= WRITTEN INSTRUCTION =
Write out all the lines again, precisely as they stand, but without the images.

+++

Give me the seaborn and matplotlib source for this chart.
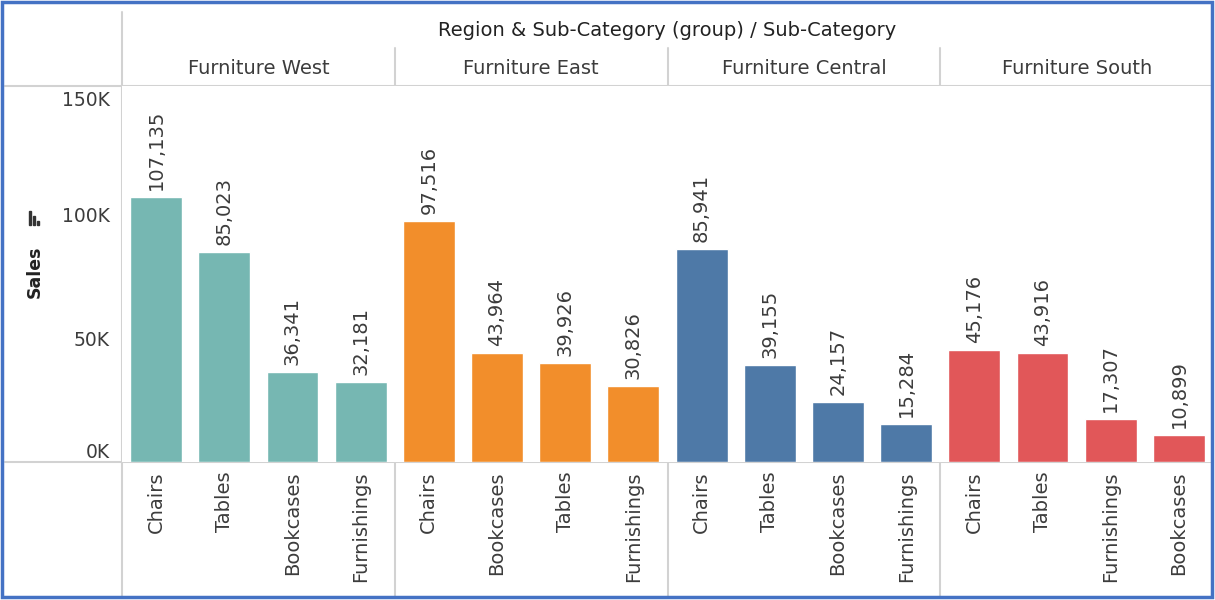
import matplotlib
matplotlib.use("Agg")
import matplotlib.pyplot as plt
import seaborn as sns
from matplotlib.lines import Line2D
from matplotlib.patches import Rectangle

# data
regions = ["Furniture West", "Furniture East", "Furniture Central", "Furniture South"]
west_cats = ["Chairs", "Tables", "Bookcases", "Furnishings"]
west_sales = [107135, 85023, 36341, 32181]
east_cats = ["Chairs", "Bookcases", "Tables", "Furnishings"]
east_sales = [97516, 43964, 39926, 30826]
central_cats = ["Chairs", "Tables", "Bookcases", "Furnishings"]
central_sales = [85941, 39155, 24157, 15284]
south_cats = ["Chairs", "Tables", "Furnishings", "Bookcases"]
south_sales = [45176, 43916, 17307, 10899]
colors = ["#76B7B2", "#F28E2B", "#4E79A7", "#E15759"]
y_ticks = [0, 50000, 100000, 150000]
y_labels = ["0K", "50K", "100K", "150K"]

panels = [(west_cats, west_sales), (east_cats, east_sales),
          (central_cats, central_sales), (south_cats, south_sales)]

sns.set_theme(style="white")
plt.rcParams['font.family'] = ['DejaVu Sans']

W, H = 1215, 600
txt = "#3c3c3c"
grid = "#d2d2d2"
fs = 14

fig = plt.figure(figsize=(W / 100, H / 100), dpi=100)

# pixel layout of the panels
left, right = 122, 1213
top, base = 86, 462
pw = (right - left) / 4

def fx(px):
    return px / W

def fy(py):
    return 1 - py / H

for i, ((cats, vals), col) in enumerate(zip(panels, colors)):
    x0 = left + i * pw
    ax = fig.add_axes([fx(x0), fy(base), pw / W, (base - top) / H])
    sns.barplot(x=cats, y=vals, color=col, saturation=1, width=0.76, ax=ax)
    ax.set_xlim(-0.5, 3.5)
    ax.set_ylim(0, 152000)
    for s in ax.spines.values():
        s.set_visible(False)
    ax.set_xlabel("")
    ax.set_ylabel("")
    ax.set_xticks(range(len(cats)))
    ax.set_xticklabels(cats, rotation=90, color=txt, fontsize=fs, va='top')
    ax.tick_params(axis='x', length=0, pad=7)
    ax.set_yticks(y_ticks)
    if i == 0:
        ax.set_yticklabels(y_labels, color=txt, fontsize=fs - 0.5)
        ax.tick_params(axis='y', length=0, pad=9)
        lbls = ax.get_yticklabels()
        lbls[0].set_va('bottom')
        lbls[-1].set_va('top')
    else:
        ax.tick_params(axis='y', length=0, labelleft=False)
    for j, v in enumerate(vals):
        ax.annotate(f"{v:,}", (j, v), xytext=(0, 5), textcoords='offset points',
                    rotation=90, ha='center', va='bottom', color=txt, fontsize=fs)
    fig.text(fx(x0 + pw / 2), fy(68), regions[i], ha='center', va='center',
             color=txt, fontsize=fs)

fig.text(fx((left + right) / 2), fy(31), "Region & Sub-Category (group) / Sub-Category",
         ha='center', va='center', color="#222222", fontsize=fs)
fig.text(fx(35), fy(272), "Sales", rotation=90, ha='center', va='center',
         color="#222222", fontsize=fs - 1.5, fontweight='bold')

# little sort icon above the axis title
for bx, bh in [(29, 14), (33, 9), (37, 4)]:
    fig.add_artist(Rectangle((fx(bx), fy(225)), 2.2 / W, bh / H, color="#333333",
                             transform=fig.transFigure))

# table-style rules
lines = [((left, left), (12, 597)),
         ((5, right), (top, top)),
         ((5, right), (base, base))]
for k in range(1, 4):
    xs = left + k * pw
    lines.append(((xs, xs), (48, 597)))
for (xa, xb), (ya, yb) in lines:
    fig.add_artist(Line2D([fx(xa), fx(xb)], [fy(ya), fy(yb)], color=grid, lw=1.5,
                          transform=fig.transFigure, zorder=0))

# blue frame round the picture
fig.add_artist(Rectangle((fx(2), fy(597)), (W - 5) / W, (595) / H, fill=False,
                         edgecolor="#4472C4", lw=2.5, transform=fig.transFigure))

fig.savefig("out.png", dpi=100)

+++

= EXPECTED ANSWER =
Give me the seaborn and matplotlib source for this chart.
import matplotlib
matplotlib.use("Agg")
import matplotlib.pyplot as plt
import seaborn as sns
from matplotlib.lines import Line2D
from matplotlib.patches import Rectangle

# data
regions = ["Furniture West", "Furniture East", "Furniture Central", "Furniture South"]
west_cats = ["Chairs", "Tables", "Bookcases", "Furnishings"]
west_sales = [107135, 85023, 36341, 32181]
east_cats = ["Chairs", "Bookcases", "Tables", "Furnishings"]
east_sales = [97516, 43964, 39926, 30826]
central_cats = ["Chairs", "Tables", "Bookcases", "Furnishings"]
central_sales = [85941, 39155, 24157, 15284]
south_cats = ["Chairs", "Tables", "Furnishings", "Bookcases"]
south_sales = [45176, 43916, 17307, 10899]
colors = ["#76B7B2", "#F28E2B", "#4E79A7", "#E15759"]
y_ticks = [0, 50000, 100000, 150000]
y_labels = ["0K", "50K", "100K", "150K"]

panels = [(west_cats, west_sales), (east_cats, east_sales),
          (central_cats, central_sales), (south_cats, south_sales)]

sns.set_theme(style="white")
plt.rcParams['font.family'] = ['DejaVu Sans']

W, H = 1215, 600
txt = "#3c3c3c"
grid = "#d2d2d2"
fs = 14

fig = plt.figure(figsize=(W / 100, H / 100), dpi=100)

# pixel layout of the panels
left, right = 122, 1213
top, base = 86, 462
pw = (right - left) / 4

def fx(px):
    return px / W

def fy(py):
    return 1 - py / H

for i, ((cats, vals), col) in enumerate(zip(panels, colors)):
    x0 = left + i * pw
    ax = fig.add_axes([fx(x0), fy(base), pw / W, (base - top) / H])
    sns.barplot(x=cats, y=vals, color=col, saturation=1, width=0.76, ax=ax)
    ax.set_xlim(-0.5, 3.5)
    ax.set_ylim(0, 152000)
    for s in ax.spines.values():
        s.set_visible(False)
    ax.set_xlabel("")
    ax.set_ylabel("")
    ax.set_xticks(range(len(cats)))
    ax.set_xticklabels(cats, rotation=90, color=txt, fontsize=fs, va='top')
    ax.tick_params(axis='x', length=0, pad=7)
    ax.set_yticks(y_ticks)
    if i == 0:
        ax.set_yticklabels(y_labels, color=txt, fontsize=fs - 0.5)
        ax.tick_params(axis='y', length=0, pad=9)
        lbls = ax.get_yticklabels()
        lbls[0].set_va('bottom')
        lbls[-1].set_va('top')
    else:
        ax.tick_params(axis='y', length=0, labelleft=False)
    for j, v in enumerate(vals):
        ax.annotate(f"{v:,}", (j, v), xytext=(0, 5), textcoords='offset points',
                    rotation=90, ha='center', va='bottom', color=txt, fontsize=fs)
    fig.text(fx(x0 + pw / 2), fy(68), regions[i], ha='center', va='center',
             color=txt, fontsize=fs)

fig.text(fx((left + right) / 2), fy(31), "Region & Sub-Category (group) / Sub-Category",
         ha='center', va='center', color="#222222", fontsize=fs)
fig.text(fx(35), fy(272), "Sales", rotation=90, ha='center', va='center',
         color="#222222", fontsize=fs - 1.5, fontweight='bold')

# little sort icon above the axis title
for bx, bh in [(29, 14), (33, 9), (37, 4)]:
    fig.add_artist(Rectangle((fx(bx), fy(225)), 2.2 / W, bh / H, color="#333333",
                             transform=fig.transFigure))

# table-style rules
lines = [((left, left), (12, 597)),
         ((5, right), (top, top)),
         ((5, right), (base, base))]
for k in range(1, 4):
    xs = left + k * pw
    lines.append(((xs, xs), (48, 597)))
for (xa, xb), (ya, yb) in lines:
    fig.add_artist(Line2D([fx(xa), fx(xb)], [fy(ya), fy(yb)], color=grid, lw=1.5,
                          transform=fig.transFigure, zorder=0))

# blue frame round the picture
fig.add_artist(Rectangle((fx(2), fy(597)), (W - 5) / W, (595) / H, fill=False,
                         edgecolor="#4472C4", lw=2.5, transform=fig.transFigure))

fig.savefig("out.png", dpi=100)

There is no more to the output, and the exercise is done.